Your instructions = Retype each line of the material exactly, please, skipping any picture in it.

Given information =
=====

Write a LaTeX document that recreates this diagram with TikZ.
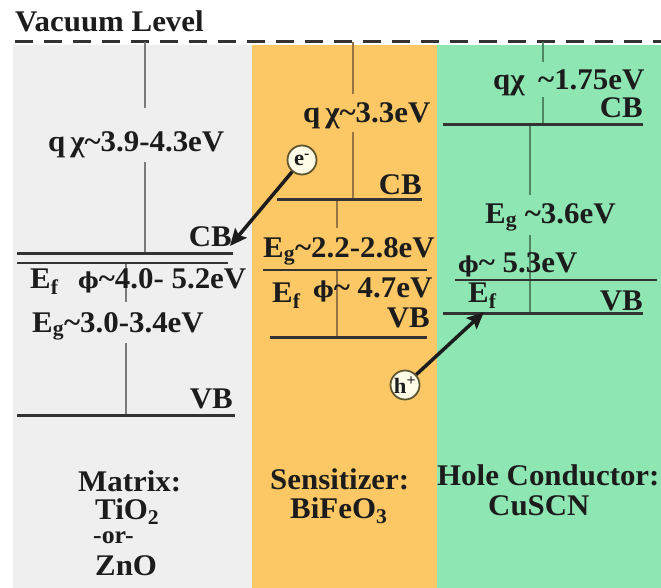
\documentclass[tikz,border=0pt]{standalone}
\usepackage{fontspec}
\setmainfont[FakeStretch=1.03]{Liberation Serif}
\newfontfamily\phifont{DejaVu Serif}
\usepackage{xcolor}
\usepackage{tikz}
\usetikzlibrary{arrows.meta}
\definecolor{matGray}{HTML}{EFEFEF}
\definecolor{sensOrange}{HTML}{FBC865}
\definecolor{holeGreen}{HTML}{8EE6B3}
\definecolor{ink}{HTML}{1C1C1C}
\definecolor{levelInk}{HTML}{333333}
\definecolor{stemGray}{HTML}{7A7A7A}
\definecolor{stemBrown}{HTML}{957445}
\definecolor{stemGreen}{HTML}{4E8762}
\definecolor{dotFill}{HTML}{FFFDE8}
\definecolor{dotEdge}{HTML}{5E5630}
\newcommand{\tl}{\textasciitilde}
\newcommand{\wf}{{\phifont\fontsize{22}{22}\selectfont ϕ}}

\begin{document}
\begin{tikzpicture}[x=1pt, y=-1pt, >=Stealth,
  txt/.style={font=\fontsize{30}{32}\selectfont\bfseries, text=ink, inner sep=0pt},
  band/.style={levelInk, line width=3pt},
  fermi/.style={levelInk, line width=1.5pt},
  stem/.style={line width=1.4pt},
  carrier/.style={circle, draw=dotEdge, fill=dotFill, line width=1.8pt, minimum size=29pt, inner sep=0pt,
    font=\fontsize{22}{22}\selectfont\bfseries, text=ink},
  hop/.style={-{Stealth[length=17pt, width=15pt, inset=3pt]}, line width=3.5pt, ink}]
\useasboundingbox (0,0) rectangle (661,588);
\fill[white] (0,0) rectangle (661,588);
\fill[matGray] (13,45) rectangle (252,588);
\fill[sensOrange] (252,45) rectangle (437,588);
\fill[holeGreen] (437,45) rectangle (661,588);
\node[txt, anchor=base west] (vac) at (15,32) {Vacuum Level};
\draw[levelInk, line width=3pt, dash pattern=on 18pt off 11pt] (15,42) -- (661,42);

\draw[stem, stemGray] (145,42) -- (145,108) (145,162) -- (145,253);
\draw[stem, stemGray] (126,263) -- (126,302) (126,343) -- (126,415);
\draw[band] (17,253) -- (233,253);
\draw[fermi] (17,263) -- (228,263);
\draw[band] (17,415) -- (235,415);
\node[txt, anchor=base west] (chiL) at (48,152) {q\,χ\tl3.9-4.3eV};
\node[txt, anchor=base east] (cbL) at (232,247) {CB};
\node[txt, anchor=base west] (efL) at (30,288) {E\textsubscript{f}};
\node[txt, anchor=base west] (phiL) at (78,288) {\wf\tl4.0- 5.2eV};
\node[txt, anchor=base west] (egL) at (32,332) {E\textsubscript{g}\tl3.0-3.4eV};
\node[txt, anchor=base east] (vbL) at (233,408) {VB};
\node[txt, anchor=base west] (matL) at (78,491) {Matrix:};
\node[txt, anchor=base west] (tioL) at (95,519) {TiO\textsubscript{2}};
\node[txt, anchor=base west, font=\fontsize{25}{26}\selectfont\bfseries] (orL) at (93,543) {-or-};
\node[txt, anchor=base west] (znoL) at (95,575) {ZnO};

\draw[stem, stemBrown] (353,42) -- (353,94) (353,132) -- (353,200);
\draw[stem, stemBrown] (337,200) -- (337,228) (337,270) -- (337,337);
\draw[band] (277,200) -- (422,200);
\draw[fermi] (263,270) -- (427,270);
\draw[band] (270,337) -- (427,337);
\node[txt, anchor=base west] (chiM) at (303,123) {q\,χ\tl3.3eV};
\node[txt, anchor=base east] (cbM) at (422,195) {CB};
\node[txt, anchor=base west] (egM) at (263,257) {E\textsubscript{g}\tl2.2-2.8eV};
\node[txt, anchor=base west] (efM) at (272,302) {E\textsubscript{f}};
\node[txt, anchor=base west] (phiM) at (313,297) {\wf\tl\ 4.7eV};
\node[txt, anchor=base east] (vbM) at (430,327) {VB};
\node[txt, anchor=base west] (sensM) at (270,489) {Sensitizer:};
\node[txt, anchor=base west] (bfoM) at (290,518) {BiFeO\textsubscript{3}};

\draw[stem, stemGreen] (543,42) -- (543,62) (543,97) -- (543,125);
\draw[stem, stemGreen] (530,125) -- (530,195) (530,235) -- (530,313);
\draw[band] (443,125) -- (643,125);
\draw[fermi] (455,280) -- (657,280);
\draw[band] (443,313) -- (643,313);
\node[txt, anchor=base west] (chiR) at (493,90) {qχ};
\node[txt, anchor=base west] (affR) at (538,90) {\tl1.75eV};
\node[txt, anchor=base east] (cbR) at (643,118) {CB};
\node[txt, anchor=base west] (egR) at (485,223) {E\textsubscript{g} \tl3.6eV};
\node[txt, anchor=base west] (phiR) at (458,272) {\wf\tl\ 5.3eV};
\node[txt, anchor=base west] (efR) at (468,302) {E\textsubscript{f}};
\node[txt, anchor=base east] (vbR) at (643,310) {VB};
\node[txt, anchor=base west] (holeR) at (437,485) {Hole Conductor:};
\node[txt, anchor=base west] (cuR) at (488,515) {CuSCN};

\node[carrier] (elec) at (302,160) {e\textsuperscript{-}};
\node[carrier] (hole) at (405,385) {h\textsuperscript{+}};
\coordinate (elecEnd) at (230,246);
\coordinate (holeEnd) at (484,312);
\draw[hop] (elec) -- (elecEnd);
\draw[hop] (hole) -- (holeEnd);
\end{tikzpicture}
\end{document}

=====

Response for this exercise =
Write a LaTeX document that recreates this diagram with TikZ.
\documentclass[tikz,border=0pt]{standalone}
\usepackage{fontspec}
\setmainfont[FakeStretch=1.03]{Liberation Serif}
\newfontfamily\phifont{DejaVu Serif}
\usepackage{xcolor}
\usepackage{tikz}
\usetikzlibrary{arrows.meta}
\definecolor{matGray}{HTML}{EFEFEF}
\definecolor{sensOrange}{HTML}{FBC865}
\definecolor{holeGreen}{HTML}{8EE6B3}
\definecolor{ink}{HTML}{1C1C1C}
\definecolor{levelInk}{HTML}{333333}
\definecolor{stemGray}{HTML}{7A7A7A}
\definecolor{stemBrown}{HTML}{957445}
\definecolor{stemGreen}{HTML}{4E8762}
\definecolor{dotFill}{HTML}{FFFDE8}
\definecolor{dotEdge}{HTML}{5E5630}
\newcommand{\tl}{\textasciitilde}
\newcommand{\wf}{{\phifont\fontsize{22}{22}\selectfont ϕ}}

\begin{document}
\begin{tikzpicture}[x=1pt, y=-1pt, >=Stealth,
  txt/.style={font=\fontsize{30}{32}\selectfont\bfseries, text=ink, inner sep=0pt},
  band/.style={levelInk, line width=3pt},
  fermi/.style={levelInk, line width=1.5pt},
  stem/.style={line width=1.4pt},
  carrier/.style={circle, draw=dotEdge, fill=dotFill, line width=1.8pt, minimum size=29pt, inner sep=0pt,
    font=\fontsize{22}{22}\selectfont\bfseries, text=ink},
  hop/.style={-{Stealth[length=17pt, width=15pt, inset=3pt]}, line width=3.5pt, ink}]
\useasboundingbox (0,0) rectangle (661,588);
\fill[white] (0,0) rectangle (661,588);
\fill[matGray] (13,45) rectangle (252,588);
\fill[sensOrange] (252,45) rectangle (437,588);
\fill[holeGreen] (437,45) rectangle (661,588);
\node[txt, anchor=base west] (vac) at (15,32) {Vacuum Level};
\draw[levelInk, line width=3pt, dash pattern=on 18pt off 11pt] (15,42) -- (661,42);

\draw[stem, stemGray] (145,42) -- (145,108) (145,162) -- (145,253);
\draw[stem, stemGray] (126,263) -- (126,302) (126,343) -- (126,415);
\draw[band] (17,253) -- (233,253);
\draw[fermi] (17,263) -- (228,263);
\draw[band] (17,415) -- (235,415);
\node[txt, anchor=base west] (chiL) at (48,152) {q\,χ\tl3.9-4.3eV};
\node[txt, anchor=base east] (cbL) at (232,247) {CB};
\node[txt, anchor=base west] (efL) at (30,288) {E\textsubscript{f}};
\node[txt, anchor=base west] (phiL) at (78,288) {\wf\tl4.0- 5.2eV};
\node[txt, anchor=base west] (egL) at (32,332) {E\textsubscript{g}\tl3.0-3.4eV};
\node[txt, anchor=base east] (vbL) at (233,408) {VB};
\node[txt, anchor=base west] (matL) at (78,491) {Matrix:};
\node[txt, anchor=base west] (tioL) at (95,519) {TiO\textsubscript{2}};
\node[txt, anchor=base west, font=\fontsize{25}{26}\selectfont\bfseries] (orL) at (93,543) {-or-};
\node[txt, anchor=base west] (znoL) at (95,575) {ZnO};

\draw[stem, stemBrown] (353,42) -- (353,94) (353,132) -- (353,200);
\draw[stem, stemBrown] (337,200) -- (337,228) (337,270) -- (337,337);
\draw[band] (277,200) -- (422,200);
\draw[fermi] (263,270) -- (427,270);
\draw[band] (270,337) -- (427,337);
\node[txt, anchor=base west] (chiM) at (303,123) {q\,χ\tl3.3eV};
\node[txt, anchor=base east] (cbM) at (422,195) {CB};
\node[txt, anchor=base west] (egM) at (263,257) {E\textsubscript{g}\tl2.2-2.8eV};
\node[txt, anchor=base west] (efM) at (272,302) {E\textsubscript{f}};
\node[txt, anchor=base west] (phiM) at (313,297) {\wf\tl\ 4.7eV};
\node[txt, anchor=base east] (vbM) at (430,327) {VB};
\node[txt, anchor=base west] (sensM) at (270,489) {Sensitizer:};
\node[txt, anchor=base west] (bfoM) at (290,518) {BiFeO\textsubscript{3}};

\draw[stem, stemGreen] (543,42) -- (543,62) (543,97) -- (543,125);
\draw[stem, stemGreen] (530,125) -- (530,195) (530,235) -- (530,313);
\draw[band] (443,125) -- (643,125);
\draw[fermi] (455,280) -- (657,280);
\draw[band] (443,313) -- (643,313);
\node[txt, anchor=base west] (chiR) at (493,90) {qχ};
\node[txt, anchor=base west] (affR) at (538,90) {\tl1.75eV};
\node[txt, anchor=base east] (cbR) at (643,118) {CB};
\node[txt, anchor=base west] (egR) at (485,223) {E\textsubscript{g} \tl3.6eV};
\node[txt, anchor=base west] (phiR) at (458,272) {\wf\tl\ 5.3eV};
\node[txt, anchor=base west] (efR) at (468,302) {E\textsubscript{f}};
\node[txt, anchor=base east] (vbR) at (643,310) {VB};
\node[txt, anchor=base west] (holeR) at (437,485) {Hole Conductor:};
\node[txt, anchor=base west] (cuR) at (488,515) {CuSCN};

\node[carrier] (elec) at (302,160) {e\textsuperscript{-}};
\node[carrier] (hole) at (405,385) {h\textsuperscript{+}};
\coordinate (elecEnd) at (230,246);
\coordinate (holeEnd) at (484,312);
\draw[hop] (elec) -- (elecEnd);
\draw[hop] (hole) -- (holeEnd);
\end{tikzpicture}
\end{document}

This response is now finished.